A bittersweet ode to Jewish civilization is beautifully captured in Louis Proske’s performance of Joseph Achron’s Hebrew Melody. Both sentiments of melancholy and exultation can be heard and felt from this beautiful piece.
“There was one moment during Louis Proske’s performance of ‘Hebrew Melody’ that time just stopped — it was breathtaking. Music has that power.” Southworth recalled.
“Variety” is a notable buzzword for the array of performances that could be heard that night. Each piece appropriately displayed the eclectic catalogue of sounds that Jewish musicians have composed throughout history.
Hoffheimer, a passionate fan of opera and Jewish music was especially pleased with “Heal Us Now”, a song of healing featuring Rockdale Temple’s Shir Shalom Choir.
“Opera Goes to Temple has made Rockdale Temple the premier destination for experiencing one of Cincinnati’s most venerable arts organizations within a Jewish context,” Hoffheimer said.
“Inspiring, elevating, and filled with spirit,” are just some of the choice words Rabbinic Intern BaileyRomano had for the event. “Everyone was clapping, singing along, getting into it. It was nice to see people in the sanctuary clapping, enjoying the music, and participating together.”

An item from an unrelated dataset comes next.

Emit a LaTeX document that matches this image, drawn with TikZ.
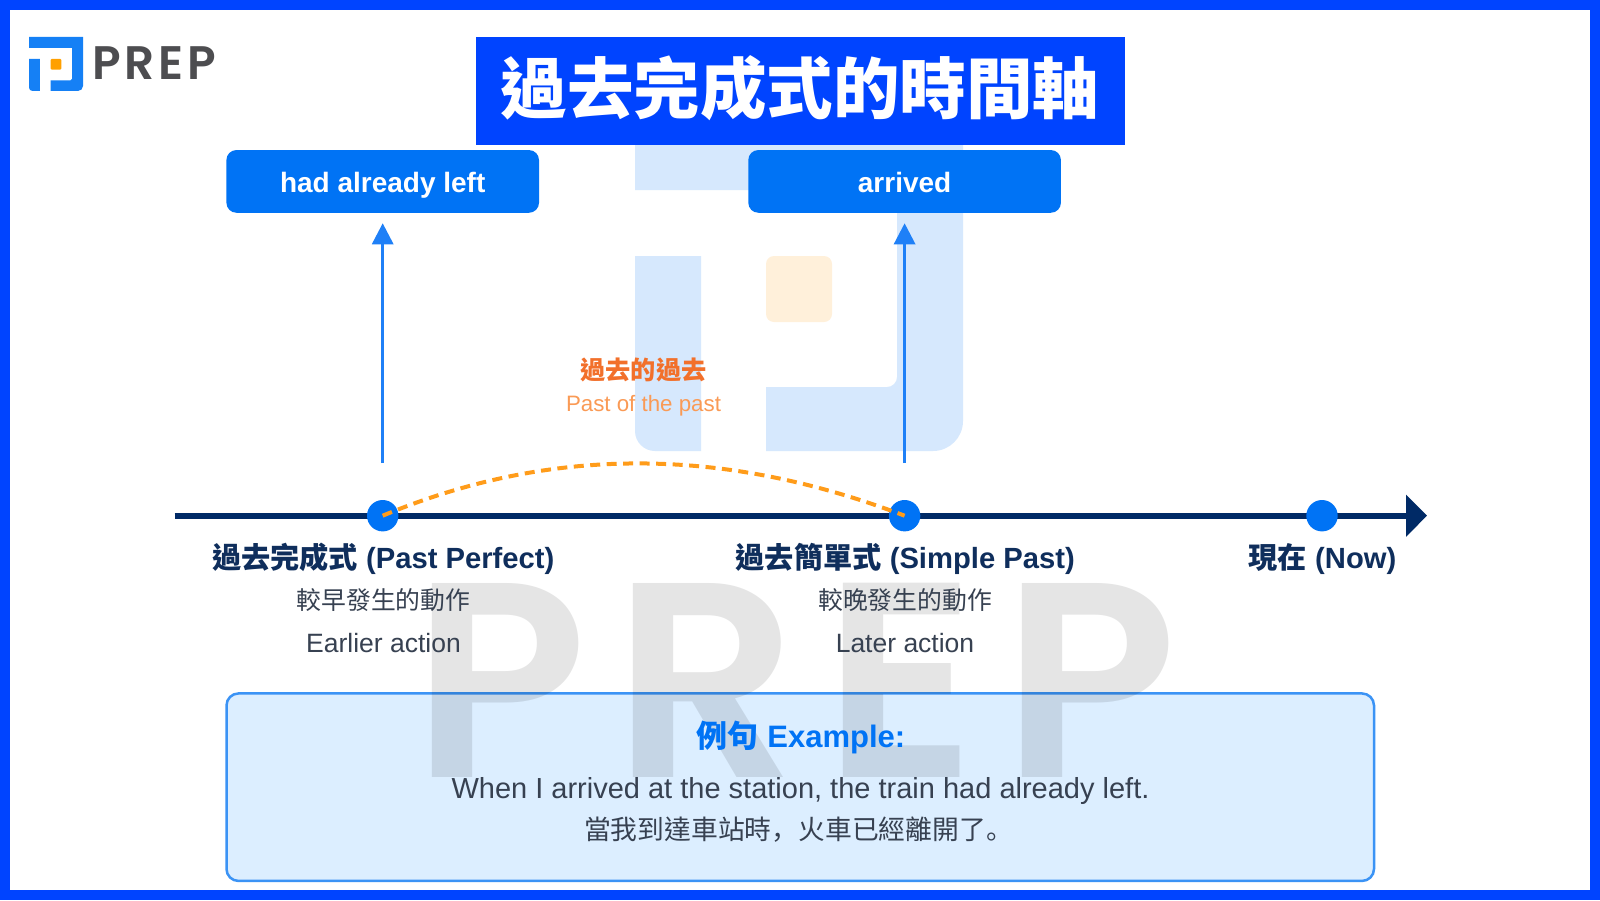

Romano sang alongside Rock Shabbat Band Director Rabbi Meredith Kahan accompanied by pianist Susan Ostreicher. Romano considers Opera Goes to Temple to be more than an annual gathering of musicians and the performance of beautiful music, instead referring to it as, “a special opportunity.”
It was an opportunity to gather together in a holy space and an opportunity to celebrate what unites us as human beings, not only as people of faith, but as people.
“Opera Goes to Temple and Opera Goes to Church shows what we have in common, not what divides us. Also, the music is really good,” she chuckled.
Opera Goes to Temple sold out this year, as it has for every year since it launched in 2012.
“This is powerful to me because it means that this particular concert continues to impact people. Throughout the year I am continually surprised when people stop me to tell me that they were at one of the concerts and how much they loved and were moved by it,” indicated Southworth.
She continued, “I feel so blessed that I am part of Rockdale’s music and feel ever grateful to be singing there. OG2T has become a way of bridging my own operatic and solo training to singing and making music in such a meaningful way.”